-------- PROVIDED MATERIAL

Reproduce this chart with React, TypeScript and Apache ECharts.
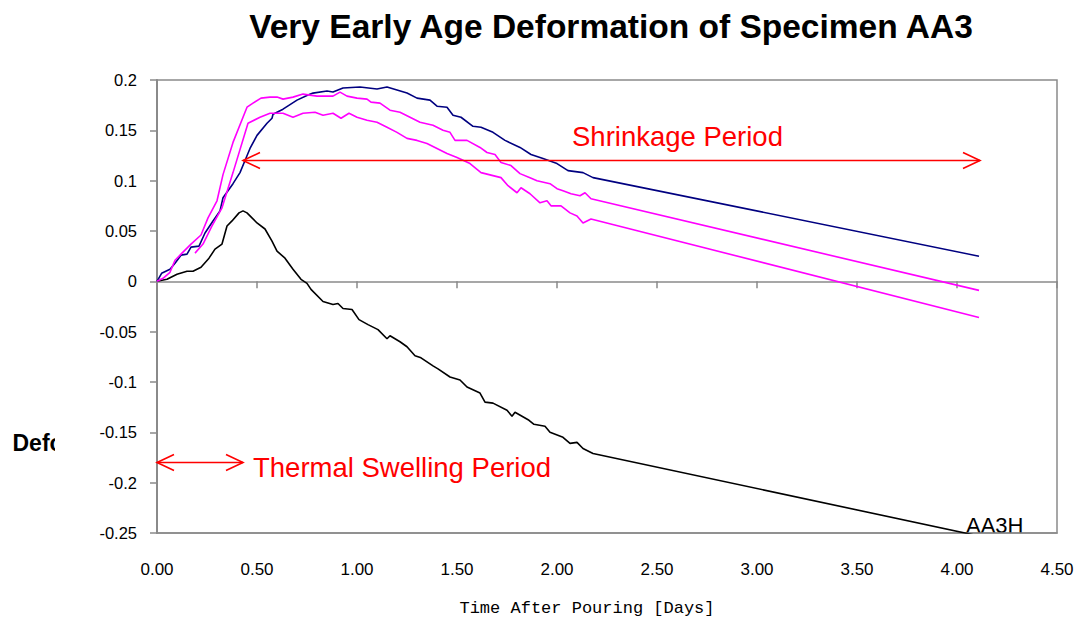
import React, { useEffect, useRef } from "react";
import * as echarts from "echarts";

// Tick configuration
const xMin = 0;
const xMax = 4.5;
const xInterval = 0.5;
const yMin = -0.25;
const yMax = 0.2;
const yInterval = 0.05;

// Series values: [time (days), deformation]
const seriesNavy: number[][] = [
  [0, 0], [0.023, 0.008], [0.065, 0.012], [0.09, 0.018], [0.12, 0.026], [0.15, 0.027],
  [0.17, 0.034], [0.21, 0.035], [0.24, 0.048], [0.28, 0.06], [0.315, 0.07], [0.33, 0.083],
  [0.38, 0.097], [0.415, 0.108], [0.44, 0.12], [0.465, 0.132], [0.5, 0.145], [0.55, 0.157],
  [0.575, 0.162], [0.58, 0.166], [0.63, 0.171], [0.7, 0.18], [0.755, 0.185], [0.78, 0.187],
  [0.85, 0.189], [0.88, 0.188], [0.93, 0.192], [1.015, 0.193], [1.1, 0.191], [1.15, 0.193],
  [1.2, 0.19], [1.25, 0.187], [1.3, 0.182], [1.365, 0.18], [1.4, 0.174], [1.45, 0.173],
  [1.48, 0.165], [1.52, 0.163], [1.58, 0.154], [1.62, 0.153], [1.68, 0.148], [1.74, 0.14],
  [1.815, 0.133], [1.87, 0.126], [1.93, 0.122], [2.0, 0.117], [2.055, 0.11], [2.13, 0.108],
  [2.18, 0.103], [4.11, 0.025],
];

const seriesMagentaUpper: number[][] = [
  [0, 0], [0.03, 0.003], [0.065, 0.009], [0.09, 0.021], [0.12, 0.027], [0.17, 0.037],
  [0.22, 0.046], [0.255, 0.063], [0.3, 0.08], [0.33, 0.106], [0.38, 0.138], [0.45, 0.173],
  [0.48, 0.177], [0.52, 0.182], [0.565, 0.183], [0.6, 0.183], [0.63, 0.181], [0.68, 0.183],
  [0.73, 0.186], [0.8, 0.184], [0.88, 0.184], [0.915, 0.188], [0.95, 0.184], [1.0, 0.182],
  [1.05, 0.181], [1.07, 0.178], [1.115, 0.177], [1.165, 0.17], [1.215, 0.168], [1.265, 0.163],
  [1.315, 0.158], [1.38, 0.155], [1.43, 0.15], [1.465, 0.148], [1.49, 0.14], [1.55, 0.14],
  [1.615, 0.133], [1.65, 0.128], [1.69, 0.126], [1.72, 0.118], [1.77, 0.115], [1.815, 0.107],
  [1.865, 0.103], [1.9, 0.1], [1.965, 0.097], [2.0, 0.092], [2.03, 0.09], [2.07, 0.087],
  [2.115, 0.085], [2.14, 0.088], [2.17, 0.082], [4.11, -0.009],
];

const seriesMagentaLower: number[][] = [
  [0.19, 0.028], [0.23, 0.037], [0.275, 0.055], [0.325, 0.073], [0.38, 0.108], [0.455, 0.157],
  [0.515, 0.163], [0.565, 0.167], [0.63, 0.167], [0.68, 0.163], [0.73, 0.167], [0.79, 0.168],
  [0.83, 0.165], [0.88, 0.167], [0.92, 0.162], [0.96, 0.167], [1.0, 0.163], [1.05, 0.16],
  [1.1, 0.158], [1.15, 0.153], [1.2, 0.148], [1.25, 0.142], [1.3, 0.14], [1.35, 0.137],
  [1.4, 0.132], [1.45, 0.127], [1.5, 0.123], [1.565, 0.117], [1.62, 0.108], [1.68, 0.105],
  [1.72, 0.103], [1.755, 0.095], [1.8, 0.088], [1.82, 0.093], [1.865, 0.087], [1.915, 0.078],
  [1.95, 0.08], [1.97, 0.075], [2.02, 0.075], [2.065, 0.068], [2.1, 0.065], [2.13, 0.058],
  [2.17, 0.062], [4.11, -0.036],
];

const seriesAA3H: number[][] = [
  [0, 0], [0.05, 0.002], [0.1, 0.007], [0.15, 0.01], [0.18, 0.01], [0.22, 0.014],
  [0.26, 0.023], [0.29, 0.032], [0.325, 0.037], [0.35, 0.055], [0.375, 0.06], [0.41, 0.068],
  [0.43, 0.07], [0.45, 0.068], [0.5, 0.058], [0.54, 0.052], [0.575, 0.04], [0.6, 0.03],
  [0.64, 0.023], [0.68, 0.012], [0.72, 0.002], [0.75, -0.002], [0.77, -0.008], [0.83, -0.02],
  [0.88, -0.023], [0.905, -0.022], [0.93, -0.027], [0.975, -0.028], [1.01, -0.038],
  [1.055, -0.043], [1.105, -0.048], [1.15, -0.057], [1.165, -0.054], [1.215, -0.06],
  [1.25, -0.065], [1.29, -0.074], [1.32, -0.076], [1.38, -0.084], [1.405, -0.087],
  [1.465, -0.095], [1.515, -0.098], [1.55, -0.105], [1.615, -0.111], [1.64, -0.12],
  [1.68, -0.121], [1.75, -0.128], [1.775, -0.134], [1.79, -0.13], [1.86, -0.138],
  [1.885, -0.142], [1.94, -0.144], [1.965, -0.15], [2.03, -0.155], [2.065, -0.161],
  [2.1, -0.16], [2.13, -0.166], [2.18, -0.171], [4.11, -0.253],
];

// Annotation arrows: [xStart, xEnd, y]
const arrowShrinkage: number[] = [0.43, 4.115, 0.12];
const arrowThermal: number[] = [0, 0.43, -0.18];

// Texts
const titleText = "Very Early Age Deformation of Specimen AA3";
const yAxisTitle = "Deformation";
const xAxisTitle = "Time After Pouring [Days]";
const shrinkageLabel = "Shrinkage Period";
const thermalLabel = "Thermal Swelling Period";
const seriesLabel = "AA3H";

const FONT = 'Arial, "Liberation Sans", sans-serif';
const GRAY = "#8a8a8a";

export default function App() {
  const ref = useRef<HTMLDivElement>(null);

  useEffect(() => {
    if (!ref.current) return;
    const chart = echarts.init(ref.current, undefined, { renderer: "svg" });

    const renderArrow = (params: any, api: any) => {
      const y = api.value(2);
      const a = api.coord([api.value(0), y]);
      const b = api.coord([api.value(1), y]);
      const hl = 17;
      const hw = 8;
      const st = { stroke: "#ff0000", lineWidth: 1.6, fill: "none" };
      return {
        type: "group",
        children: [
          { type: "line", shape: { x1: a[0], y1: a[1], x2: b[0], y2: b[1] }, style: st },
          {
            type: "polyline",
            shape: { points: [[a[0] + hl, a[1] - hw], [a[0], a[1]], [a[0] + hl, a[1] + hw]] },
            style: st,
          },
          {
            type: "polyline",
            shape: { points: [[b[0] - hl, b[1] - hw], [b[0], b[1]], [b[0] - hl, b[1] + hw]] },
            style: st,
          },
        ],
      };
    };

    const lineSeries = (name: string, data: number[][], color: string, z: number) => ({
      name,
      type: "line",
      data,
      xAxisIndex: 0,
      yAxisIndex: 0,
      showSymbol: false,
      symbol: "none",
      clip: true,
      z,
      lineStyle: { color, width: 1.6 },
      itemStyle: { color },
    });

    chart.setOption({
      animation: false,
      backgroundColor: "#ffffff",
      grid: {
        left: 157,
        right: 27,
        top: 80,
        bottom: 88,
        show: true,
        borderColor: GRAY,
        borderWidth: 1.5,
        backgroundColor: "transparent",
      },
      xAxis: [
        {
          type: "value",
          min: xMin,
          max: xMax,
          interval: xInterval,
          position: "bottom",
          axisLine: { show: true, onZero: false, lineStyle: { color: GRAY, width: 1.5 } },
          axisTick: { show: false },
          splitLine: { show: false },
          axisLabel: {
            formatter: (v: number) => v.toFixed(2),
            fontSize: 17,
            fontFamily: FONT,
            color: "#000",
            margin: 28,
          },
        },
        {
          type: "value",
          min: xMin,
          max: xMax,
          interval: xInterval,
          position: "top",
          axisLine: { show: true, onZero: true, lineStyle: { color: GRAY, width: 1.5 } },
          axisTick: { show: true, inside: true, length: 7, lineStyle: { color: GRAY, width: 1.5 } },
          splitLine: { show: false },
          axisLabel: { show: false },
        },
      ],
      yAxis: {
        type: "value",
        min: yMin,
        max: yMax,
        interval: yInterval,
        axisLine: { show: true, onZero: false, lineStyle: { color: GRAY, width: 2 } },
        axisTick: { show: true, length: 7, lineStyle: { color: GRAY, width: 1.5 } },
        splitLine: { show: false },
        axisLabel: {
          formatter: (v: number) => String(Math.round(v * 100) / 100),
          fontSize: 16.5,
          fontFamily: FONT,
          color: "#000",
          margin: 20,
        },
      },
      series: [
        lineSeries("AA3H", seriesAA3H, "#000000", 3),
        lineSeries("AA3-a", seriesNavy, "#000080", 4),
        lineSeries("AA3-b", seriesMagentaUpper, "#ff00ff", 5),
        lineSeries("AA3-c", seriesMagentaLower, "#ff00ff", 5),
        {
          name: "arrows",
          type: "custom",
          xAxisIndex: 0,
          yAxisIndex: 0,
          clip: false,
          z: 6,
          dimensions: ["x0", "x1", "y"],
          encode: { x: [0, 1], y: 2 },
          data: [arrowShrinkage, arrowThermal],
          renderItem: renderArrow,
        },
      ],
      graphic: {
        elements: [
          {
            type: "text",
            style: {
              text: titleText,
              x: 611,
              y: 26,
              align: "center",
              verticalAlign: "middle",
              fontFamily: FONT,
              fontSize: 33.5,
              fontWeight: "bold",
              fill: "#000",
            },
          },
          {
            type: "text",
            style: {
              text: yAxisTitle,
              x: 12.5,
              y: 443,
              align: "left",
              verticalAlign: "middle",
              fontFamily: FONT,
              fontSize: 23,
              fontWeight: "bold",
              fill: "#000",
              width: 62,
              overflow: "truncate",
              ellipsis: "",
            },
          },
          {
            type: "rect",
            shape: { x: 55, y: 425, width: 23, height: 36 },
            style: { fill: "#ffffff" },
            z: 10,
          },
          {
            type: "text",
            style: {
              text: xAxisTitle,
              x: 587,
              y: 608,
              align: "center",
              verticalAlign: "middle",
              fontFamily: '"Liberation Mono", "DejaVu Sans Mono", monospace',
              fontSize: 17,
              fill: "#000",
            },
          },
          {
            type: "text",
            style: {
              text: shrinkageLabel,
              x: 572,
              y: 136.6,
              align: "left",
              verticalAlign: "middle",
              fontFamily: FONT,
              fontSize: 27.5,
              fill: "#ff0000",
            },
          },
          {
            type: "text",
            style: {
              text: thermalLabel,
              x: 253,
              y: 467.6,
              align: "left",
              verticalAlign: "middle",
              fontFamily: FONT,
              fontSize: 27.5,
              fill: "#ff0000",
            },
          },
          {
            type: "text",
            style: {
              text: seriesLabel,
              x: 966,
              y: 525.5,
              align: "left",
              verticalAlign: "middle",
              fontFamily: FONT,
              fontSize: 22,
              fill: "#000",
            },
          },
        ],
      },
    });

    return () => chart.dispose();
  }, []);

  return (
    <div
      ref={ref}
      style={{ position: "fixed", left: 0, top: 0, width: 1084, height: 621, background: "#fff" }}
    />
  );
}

----------------

GIVEN TASK:
Give again exactly the lines running from the beginning of the material above through the line that contains "const yInterval = 0.05;", and leave out every picture.

WORKED SOLUTION:
Reproduce this chart with React, TypeScript and Apache ECharts.
import React, { useEffect, useRef } from "react";
import * as echarts from "echarts";

// Tick configuration
const xMin = 0;
const xMax = 4.5;
const xInterval = 0.5;
const yMin = -0.25;
const yMax = 0.2;
const yInterval = 0.05;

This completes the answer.